Weekly Economic Update

Economic Update 10-24-2016

  • Economic data last week offered mixed results for manufacturing and industrial production, as well as housing, while official inflation picked up a bit due strength in energy/gas prices.  Overall activity as described by the Fed Beige Book was a bit better than the previous month.
  • Equity markets were generally positive around the world, with foreign regions outperforming domestic. U.S.  Bonds also fared well with interest rates falling in key portions of the yield curve.  Commodities ended the week flattish with minimal net movement in oil, the usual key driver.

U.S. stocks gained ground on the week with about a quarter of the S&P reporting earnings, which ended up relatively decently.  From a sector perspective, materials, financials and consumer discretionary stocks led the way in terms of gains, while industrials and consumer staples were among the only losing sectors for the week.  Earnings for Q3 have begun to be released, and results so far have been slightly better than the already-tempered expectations.

Foreign stock returns were led by Japan and emerging markets, but Europe and the U.K. also outperformed U.S. stocks for the week.  ECB President Draghi announced that monetary policy was being kept as is, which relieved those fearing a ‘taper’ down from current dramatic easing to something less extreme, although he did admit that it wouldn’t last ‘forever’, and nothing ‘abrupt’ was likely planned when backing off eventually did occur, which didn’t provide a high level of clarity.  Japanese stocks looked to be led by decent earnings results and comments from officials that current stimulus policies remain appropriate and don’t need to be reduced.

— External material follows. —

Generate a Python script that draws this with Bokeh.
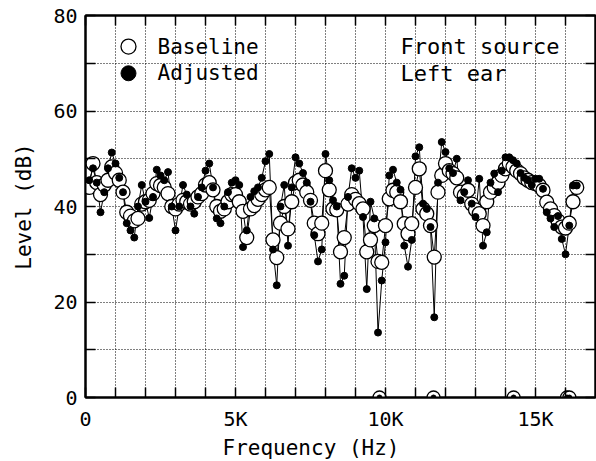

In emerging markets, a Q3 growth number coming out of China showing +6.7% was as expected.

Brazil cut their benchmark rate by ¼ percent to 14.0%—the first rate cut in 4 years, mostly due to internal uncertainties surrounding in-progress fiscal reforms—which resulted in positive market reaction.  Mexico also fared well, which has occurred a few times in recent months and coinciding with polls results favoring Clinton over Trump, who is seen as being less favorable to Mexican interests and cross-border trade.

U.S. bonds fared a bit better last week with interest rates falling back somewhat across the longer end of the yield curve.  While all domestic bond categories ended the week generally higher, corporate—particularly high yield—bonds outperformed for the week over governments and floating rate bank loans.  Developed market foreign debt was the lowest-returning group for the week, USD-denominated emerging market debt was the best-performing (as the dollar generally gained ground).

Real estate in the U.S. gained slightly, in keeping with broader equities, but were outgained by Europe and Japan, related to factors discussed earlier.

Commodities rose slightly on the week, with gains in precious metals, livestock and energy offset by losses in industrial metals and broader agriculture.  Copper suffered particularly due to fears of slowing Chinese demand, which is one of the more common catalysts for the metals group in recent years.  Crude oil briefly moved toward $52/barrel with larger than expected inventory drawdowns before settling back to a touch under $51 by Friday, netting out to a minimal change for the week.


Period ending 10/21/2016 1 Week (%) YTD (%)
DJIA 0.09 6.38
S&P 500 0.41 6.60
Russell 2000 0.48 8.53
MSCI-EAFE 0.49 0.02
MSCI-EM 1.58 14.75
BarCap U.S. Aggregate 0.33 5.43


U.S. Treasury Yields 3 Mo. 2 Yr. 5 Yr. 10 Yr. 30 Yr.
12/31/2015 0.16 1.06 1.76 2.27 3.01
10/14/2016 0.32 0.84 1.28 1.80 2.55
10/21/2016 0.34 0.84 1.25 1.74 2.48


Sources:  LSA Portfolio Analytics, American Association for Individual Investors (AAII), Associated Press, Barclays Capital, Bloomberg, Deutsche Bank, FactSet, Financial Times, Goldman Sachs, JPMorgan Asset Management, Kiplinger’s, Marketfield Asset Management, Minyanville, Morgan Stanley, MSCI, Morningstar, Northern Trust, Oppenheimer Funds, Payden & Rygel, PIMCO, Rafferty Capital Markets, LLC, Schroder’s, Standard & Poor’s, The Conference Board, Thomson Reuters, U.S. Bureau of Economic Analysis, U.S. Federal Reserve, Wells Capital Management, Yahoo!, Zacks Investment Research.  Index performance is shown as total return, which includes dividends, with the exception of MSCI-EM, which is quoted as price return/excluding dividends.  Performance for the MSCI-EAFE and MSCI-EM indexes is quoted in U.S. Dollar investor terms.                                                                              

The information above has been obtained from sources considered reliable, but no representation is made as to its completeness, accuracy or timeliness.  All information and opinions expressed are subject to change without notice.  Information provided in this report is not intended to be, and should not be construed as, investment, legal or tax advice; and does not constitute an offer, or a solicitation of any offer, to buy or sell any security, investment or other product.